To SLCA, higher prices will be needed for the market to balance. U.S. shale drillers, who are the customers of MLPs and consumers of sand, show every sign of continuing to increase production. Breakevens continue to fall, with costs coming down another $10 per barrel across many shale plays over the past year. Shell’s CEO recently noted that break-evens in the Permian Basin in West Texas were $40 per barrel. This will support ongoing demand for the infrastructure and support MLPs provide.

The shale industry is producing more, while MLP investors remain nervous about the price of crude oil (see MLP Investors Not Yet Convinced).

Meanwhile, the International Energy Agency noted that global oil discoveries and new projects fell to historic lows last year with 2017 expected to offer little improvement. For three straight years exploration spending has been half of what it was in 2014. They contrasted the sharply reduced investment spending in the conventional oil sector with resilience of the U.S. shale industry.

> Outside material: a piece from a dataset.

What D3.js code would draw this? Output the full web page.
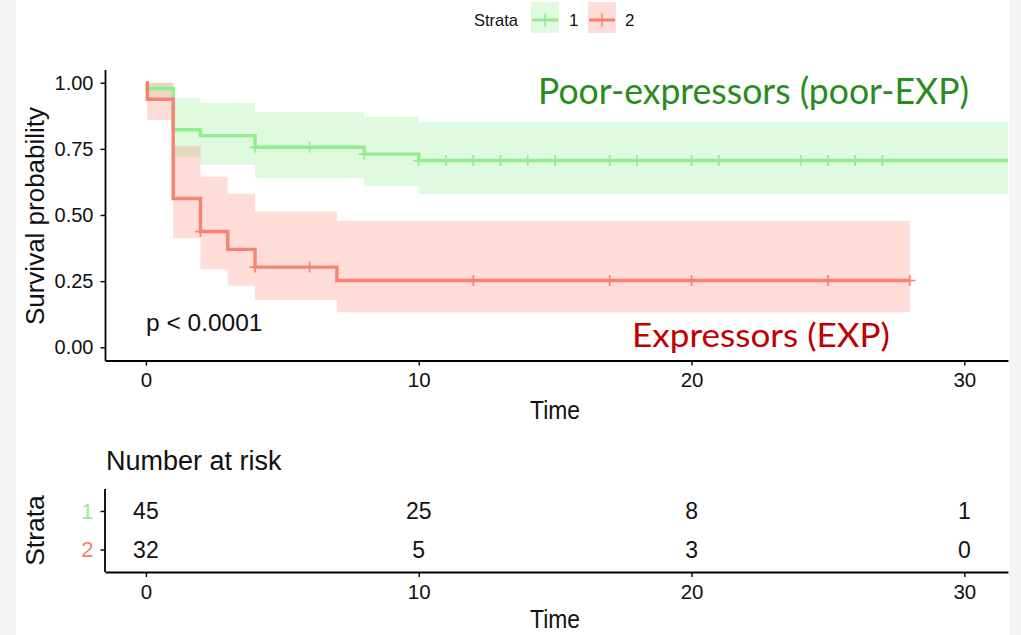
<!DOCTYPE html>
<html>
<head>
<meta charset="utf-8">
<script src="https://cdn.jsdelivr.net/npm/d3@7"></script>
<style>
  html, body { margin: 0; padding: 0; background: #fff; }
  svg { display: block; }
</style>
</head>
<body>
<svg id="km" width="1021" height="635" font-family="Liberation Sans, Arial, sans-serif" fill="#111"></svg>
<script>
// ---- Kaplan-Meier estimates per stratum (step starts) ----
const strataNames = ["1", "2"];
const strataColors = ["#90EE90", "#FA8072"];

const times1 = [0, 0.05, 1, 2, 4, 8, 10];
const surv1  = [1, 0.978, 0.822, 0.8, 0.756, 0.73, 0.706];
const upper1 = [1, 1, 0.941, 0.924, 0.888, 0.871, 0.851];
const lower1 = [1, 0.941, 0.718, 0.69, 0.639, 0.61, 0.579];
const end1 = 33;
const censor1 = [4, 6, 8, 10, 11, 12, 13, 14, 15, 17, 18, 20, 21, 24, 25, 26, 27];

const times2 = [0, 0.05, 1, 2, 3, 4, 7];
const surv2  = [1, 0.9375, 0.5625, 0.4375, 0.37, 0.303, 0.2525];
const upper2 = [1, 1, 0.761, 0.645, 0.58, 0.513, 0.477];
const lower2 = [1, 0.859, 0.412, 0.295, 0.233, 0.179, 0.132];
const end2 = 28;
const censor2 = [2, 4, 6, 12, 17, 20, 25, 28];

// ---- Number at risk table ----
const riskTimes = [0, 10, 20, 30];
const risk1 = [45, 25, 8, 1];
const risk2 = [32, 5, 3, 0];

// ---- Axis ticks ----
const timeTicks = [0, 10, 20, 30];
const survTicks = [0, 0.25, 0.5, 0.75, 1];
const pValueLabel = "p < 0.0001";

const svg = d3.select("#km");
const W = 1021, H = 635;
const FONT = "Liberation Sans, Arial, sans-serif";

// page framing strips
svg.append("rect").attr("width", W).attr("height", H).attr("fill", "#f5f5f5");
svg.append("rect").attr("x", 16).attr("width", 993).attr("height", H).attr("fill", "#fff");

const x = d3.scaleLinear().domain([-1.5, 31.6]).range([105, 1008]);
const y = d3.scaleLinear().domain([-0.05, 1.05]).range([360.5, 69.5]);

const series = [
  { name: "1", color: strataColors[0], t: times1, s: surv1, up: upper1, lo: lower1, end: end1, cens: censor1 },
  { name: "2", color: strataColors[1], t: times2, s: surv2, up: upper2, lo: lower2, end: end2, cens: censor2 }
];

svg.append("clipPath").attr("id", "plotClip")
  .append("rect").attr("x", 105).attr("y", 69.5).attr("width", 903).attr("height", 291);

const plot = svg.append("g").attr("clip-path", "url(#plotClip)");

function stepPoints(ser, key) {
  const pts = ser.t.map((t, i) => ({ t, v: ser[key][i] }));
  pts.push({ t: ser.end, v: ser[key][ser[key].length - 1] });
  return pts;
}

// confidence ribbons
series.forEach(ser => {
  const pts = ser.t.map((t, i) => ({ t, up: ser.up[i], lo: ser.lo[i] }));
  pts.push({ t: ser.end, up: ser.up[ser.up.length - 1], lo: ser.lo[ser.lo.length - 1] });
  const area = d3.area().curve(d3.curveStepAfter)
    .x(d => x(d.t)).y0(d => y(d.lo)).y1(d => y(d.up));
  plot.append("path").datum(pts).attr("d", area)
    .attr("fill", ser.color).attr("fill-opacity", 0.28);
});

// survival curves
series.forEach(ser => {
  const line = d3.line().curve(d3.curveStepAfter).x(d => x(d.t)).y(d => y(d.v));
  plot.append("path").datum(stepPoints(ser, "s")).attr("d", line)
    .attr("fill", "none").attr("stroke", ser.color).attr("stroke-width", 3.4);
});

// censoring marks
function survAt(ser, t) {
  let v = ser.s[0];
  ser.t.forEach((tt, i) => { if (tt <= t) v = ser.s[i]; });
  return v;
}
series.forEach(ser => {
  const g = plot.append("g").attr("stroke", ser.color).attr("stroke-width", 1.7);
  ser.cens.forEach(t => {
    const cx = x(t), cy = y(survAt(ser, t));
    g.append("line").attr("x1", cx).attr("x2", cx).attr("y1", cy - 5.5).attr("y2", cy + 5.5);
    g.append("line").attr("x1", cx - 5.5).attr("x2", cx + 5.5).attr("y1", cy).attr("y2", cy);
  });
});

function styleAxis(a, size) {
  a.select(".domain").attr("stroke", "#000").attr("stroke-width", 1.8);
  a.selectAll(".tick line").attr("stroke", "#000").attr("stroke-width", 1.4);
  a.selectAll(".tick text").attr("font-size", size).attr("fill", "#111").attr("font-family", FONT);
}

// axes of the survival panel
const yAxis = svg.append("g").attr("transform", "translate(105,0)")
  .call(d3.axisLeft(y).tickValues(survTicks).tickFormat(d3.format(".2f")).tickSize(4.5).tickSizeOuter(0).tickPadding(7));
const xAxis = svg.append("g").attr("transform", "translate(0,360.5)")
  .call(d3.axisBottom(x).tickValues(timeTicks).tickSize(5).tickSizeOuter(0).tickPadding(7));
styleAxis(yAxis, 20);
styleAxis(xAxis, 20.5);

svg.append("text").attr("transform", "translate(44,216) rotate(-90)")
  .attr("text-anchor", "middle").attr("font-size", 26).text("Survival probability");
svg.append("text").attr("x", 530).attr("y", 419)
  .attr("font-size", 26).attr("textLength", 50).attr("lengthAdjust", "spacingAndGlyphs").text("Time");

svg.append("text").attr("x", 146).attr("y", 331).attr("font-size", 24.5).text(pValueLabel);

// group annotations
svg.append("text").attr("x", 538).attr("y", 103.5)
  .attr("font-family", "Lato, 'Open Sans', sans-serif").attr("font-size", 36)
  .attr("textLength", 431).attr("lengthAdjust", "spacingAndGlyphs")
  .attr("fill", "#2A8C1E").text("Poor-expressors (poor-EXP)");
svg.append("text").attr("x", 632).attr("y", 347)
  .attr("font-family", "Lato, 'Open Sans', sans-serif").attr("font-size", 33)
  .attr("textLength", 258).attr("lengthAdjust", "spacingAndGlyphs")
  .attr("fill", "#C00000").text("Expressors (EXP)");

// legend
const legend = svg.append("g");
legend.append("text").attr("x", 474).attr("y", 26).attr("font-size", 17)
  .attr("textLength", 44).attr("lengthAdjust", "spacingAndGlyphs").text("Strata");
const keyX = [531, 588], labX = [569, 625];
series.forEach((ser, i) => {
  legend.append("rect").attr("x", keyX[i]).attr("y", 2).attr("width", 28).attr("height", 31)
    .attr("fill", ser.color).attr("fill-opacity", 0.28);
  legend.append("line").attr("x1", keyX[i] + 1).attr("x2", keyX[i] + 27).attr("y1", 20).attr("y2", 20)
    .attr("stroke", ser.color).attr("stroke-width", 3);
  legend.append("line").attr("x1", keyX[i] + 14).attr("x2", keyX[i] + 14).attr("y1", 13.5).attr("y2", 26.5)
    .attr("stroke", ser.color).attr("stroke-width", 1.6);
  legend.append("text").attr("x", labX[i]).attr("y", 26).attr("font-size", 17).text(ser.name);
});

// ---- risk table ----
const yr = d3.scalePoint().domain(strataNames).range([511, 549.5]);
svg.append("text").attr("x", 106).attr("y", 470).attr("font-size", 27).text("Number at risk");

const riskRows = [risk1, risk2];
riskRows.forEach((row, r) => {
  row.forEach((n, i) => {
    svg.append("text").attr("x", x(riskTimes[i])).attr("y", yr(strataNames[r]))
      .attr("dy", "0.36em").attr("text-anchor", "middle").attr("font-size", 23).text(n);
  });
});

const ryAxis = svg.append("g").attr("transform", "translate(105,0)")
  .call(d3.axisLeft(yr).tickSize(4.5).tickSizeOuter(0).tickPadding(7));
ryAxis.select(".domain").attr("d", "M0,489V572");
const rxAxis = svg.append("g").attr("transform", "translate(0,572)")
  .call(d3.axisBottom(x).tickValues(timeTicks).tickSize(5).tickSizeOuter(0).tickPadding(7));
styleAxis(ryAxis, 22);
styleAxis(rxAxis, 20.5);
ryAxis.selectAll(".tick text").attr("fill", (d, i) => strataColors[i]);

svg.append("text").attr("transform", "translate(44,530.5) rotate(-90)")
  .attr("text-anchor", "middle").attr("font-size", 26.5).text("Strata");
svg.append("text").attr("x", 530).attr("y", 628)
  .attr("font-size", 25).attr("textLength", 50).attr("lengthAdjust", "spacingAndGlyphs").text("Time");
</script>
</body>
</html>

Oil has been very volatile over the past three years, swinging from a high of $106 per barrel in June 2014 to $26 in February 2016. Historically, both supply and demand have been fairly inelastic which has resulted in fairly modest shifts in producer/consumer behavior translating into large price moves. The supply response function has historically been slow; if the world suddenly needs another 1 million barrels a day, there isn’t a dormant oil field that can be suddenly switched on. From discovery to production with a conventional field is years. Similarly, if supply is just a little more than the world needs (as was the case in 2015) it takes quite a price drop to induce a supply reduction.

Conventional oil (and gas) projects are long cycle. By contrast, U.S. shale is short cycle in that wells can be drilled inexpensively and begin producing within months, with the high initial production rates allowing faster payback of capital invested. The availability of short cycle oil projects should make the supply response function shorter, which in turn should reduce the volatility of oil. This is why Exxon Mobil and other major energy firms are redirecting their capital spending (see Why Shale Upends Conventional Thinking).

Our thanks go to good friend and client Gerry Gaudet for directing us to the chart above. It compares the dispersion of oil forecasts in recent years, and the range is the narrowest in a decade. In other words, market participants are converging on a narrower likely price range for oil price as they incorporate the growing role of short cycle, U.S. shale into their supply models. This greater certainty is also likely to flatten the price curve for oil and perhaps even cause it to invert to backwardation (i.e. future prices lower than current), at least until something happens to upset these forecasts. One inference (apart from unexciting times for oil traders) is that projects with a breakeven much above $80 a barrel are going to be hard to finance since so few forecasters expect that high a price.